## PROBLEM DETAILS
Output exactly the lines from the first one down to the line containing "import seaborn as sns", inclusive.
>> begin DATA SHOWN
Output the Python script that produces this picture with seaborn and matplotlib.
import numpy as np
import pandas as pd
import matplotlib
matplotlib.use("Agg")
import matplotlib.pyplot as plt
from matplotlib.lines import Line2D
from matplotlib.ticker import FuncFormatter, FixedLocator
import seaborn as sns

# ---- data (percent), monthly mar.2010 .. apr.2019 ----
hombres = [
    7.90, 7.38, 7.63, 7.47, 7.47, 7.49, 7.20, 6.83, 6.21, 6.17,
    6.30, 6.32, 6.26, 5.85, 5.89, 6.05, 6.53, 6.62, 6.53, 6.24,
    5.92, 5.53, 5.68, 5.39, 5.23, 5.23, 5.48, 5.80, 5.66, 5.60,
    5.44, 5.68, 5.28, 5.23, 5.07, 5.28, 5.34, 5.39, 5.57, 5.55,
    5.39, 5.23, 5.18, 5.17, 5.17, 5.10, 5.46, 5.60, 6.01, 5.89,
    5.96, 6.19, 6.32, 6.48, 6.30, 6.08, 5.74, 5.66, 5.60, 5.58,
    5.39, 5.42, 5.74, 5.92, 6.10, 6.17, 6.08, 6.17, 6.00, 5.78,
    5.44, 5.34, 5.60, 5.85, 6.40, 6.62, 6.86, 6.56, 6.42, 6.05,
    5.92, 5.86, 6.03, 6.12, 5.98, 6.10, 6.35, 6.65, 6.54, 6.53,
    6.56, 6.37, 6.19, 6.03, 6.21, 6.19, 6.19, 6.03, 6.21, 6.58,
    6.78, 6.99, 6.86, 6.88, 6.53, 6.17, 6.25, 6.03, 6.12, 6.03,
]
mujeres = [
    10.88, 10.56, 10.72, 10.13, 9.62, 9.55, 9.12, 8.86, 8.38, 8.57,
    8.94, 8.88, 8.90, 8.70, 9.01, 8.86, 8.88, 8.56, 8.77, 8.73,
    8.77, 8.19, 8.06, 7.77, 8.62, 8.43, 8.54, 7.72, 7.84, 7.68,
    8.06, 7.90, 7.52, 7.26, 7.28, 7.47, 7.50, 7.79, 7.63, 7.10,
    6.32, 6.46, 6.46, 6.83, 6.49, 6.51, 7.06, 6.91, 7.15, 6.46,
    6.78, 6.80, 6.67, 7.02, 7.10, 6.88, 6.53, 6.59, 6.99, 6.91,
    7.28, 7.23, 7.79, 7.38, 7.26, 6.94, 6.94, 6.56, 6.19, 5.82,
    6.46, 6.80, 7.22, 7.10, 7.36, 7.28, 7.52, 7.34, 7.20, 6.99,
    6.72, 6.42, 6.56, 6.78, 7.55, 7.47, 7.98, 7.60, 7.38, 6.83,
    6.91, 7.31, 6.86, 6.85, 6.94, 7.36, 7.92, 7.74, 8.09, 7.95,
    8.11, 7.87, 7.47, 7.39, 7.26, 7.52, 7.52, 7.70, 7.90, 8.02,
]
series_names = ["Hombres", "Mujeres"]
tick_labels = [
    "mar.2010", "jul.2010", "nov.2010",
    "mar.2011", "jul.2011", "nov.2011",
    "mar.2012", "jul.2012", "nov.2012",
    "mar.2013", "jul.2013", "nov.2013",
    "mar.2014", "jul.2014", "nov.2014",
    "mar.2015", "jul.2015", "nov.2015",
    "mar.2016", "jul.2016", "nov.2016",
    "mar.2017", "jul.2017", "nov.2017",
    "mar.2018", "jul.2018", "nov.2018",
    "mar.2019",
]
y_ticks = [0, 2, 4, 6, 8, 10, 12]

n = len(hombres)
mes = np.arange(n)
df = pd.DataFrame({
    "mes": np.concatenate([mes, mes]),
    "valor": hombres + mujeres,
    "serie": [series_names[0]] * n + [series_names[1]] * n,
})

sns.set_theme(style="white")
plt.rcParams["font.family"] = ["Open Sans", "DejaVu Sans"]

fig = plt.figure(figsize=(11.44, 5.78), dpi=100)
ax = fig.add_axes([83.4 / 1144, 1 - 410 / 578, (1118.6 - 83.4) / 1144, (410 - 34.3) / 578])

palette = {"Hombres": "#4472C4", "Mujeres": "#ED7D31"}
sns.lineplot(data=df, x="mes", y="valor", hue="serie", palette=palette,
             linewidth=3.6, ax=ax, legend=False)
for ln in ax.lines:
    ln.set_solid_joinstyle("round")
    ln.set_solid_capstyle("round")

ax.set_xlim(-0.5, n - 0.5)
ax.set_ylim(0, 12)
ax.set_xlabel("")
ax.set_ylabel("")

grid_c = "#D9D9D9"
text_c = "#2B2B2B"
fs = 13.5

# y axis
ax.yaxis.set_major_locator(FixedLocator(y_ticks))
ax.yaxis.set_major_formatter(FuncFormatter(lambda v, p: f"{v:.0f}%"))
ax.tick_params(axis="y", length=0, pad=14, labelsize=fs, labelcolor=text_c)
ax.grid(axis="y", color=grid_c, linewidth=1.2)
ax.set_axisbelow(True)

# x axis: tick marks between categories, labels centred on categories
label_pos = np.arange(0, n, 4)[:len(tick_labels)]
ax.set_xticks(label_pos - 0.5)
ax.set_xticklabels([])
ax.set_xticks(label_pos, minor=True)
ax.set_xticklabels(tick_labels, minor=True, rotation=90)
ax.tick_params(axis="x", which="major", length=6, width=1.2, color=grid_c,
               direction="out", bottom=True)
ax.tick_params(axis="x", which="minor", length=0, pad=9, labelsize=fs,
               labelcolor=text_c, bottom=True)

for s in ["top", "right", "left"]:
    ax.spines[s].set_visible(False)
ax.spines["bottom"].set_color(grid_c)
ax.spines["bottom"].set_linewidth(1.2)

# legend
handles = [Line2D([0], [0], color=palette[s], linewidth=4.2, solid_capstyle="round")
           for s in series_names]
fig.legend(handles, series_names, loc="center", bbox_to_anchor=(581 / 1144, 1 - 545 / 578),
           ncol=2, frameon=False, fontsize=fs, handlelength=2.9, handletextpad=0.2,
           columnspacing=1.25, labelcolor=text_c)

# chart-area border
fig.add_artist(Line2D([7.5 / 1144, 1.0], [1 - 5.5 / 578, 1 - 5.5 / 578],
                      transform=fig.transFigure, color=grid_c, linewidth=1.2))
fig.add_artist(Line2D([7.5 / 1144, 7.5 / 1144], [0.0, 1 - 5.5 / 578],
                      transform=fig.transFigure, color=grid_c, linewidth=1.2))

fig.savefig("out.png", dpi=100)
>> end DATA SHOWN
## SOLUTION TO THIS EXERCISE
Output the Python script that produces this picture with seaborn and matplotlib.
import numpy as np
import pandas as pd
import matplotlib
matplotlib.use("Agg")
import matplotlib.pyplot as plt
from matplotlib.lines import Line2D
from matplotlib.ticker import FuncFormatter, FixedLocator
import seaborn as sns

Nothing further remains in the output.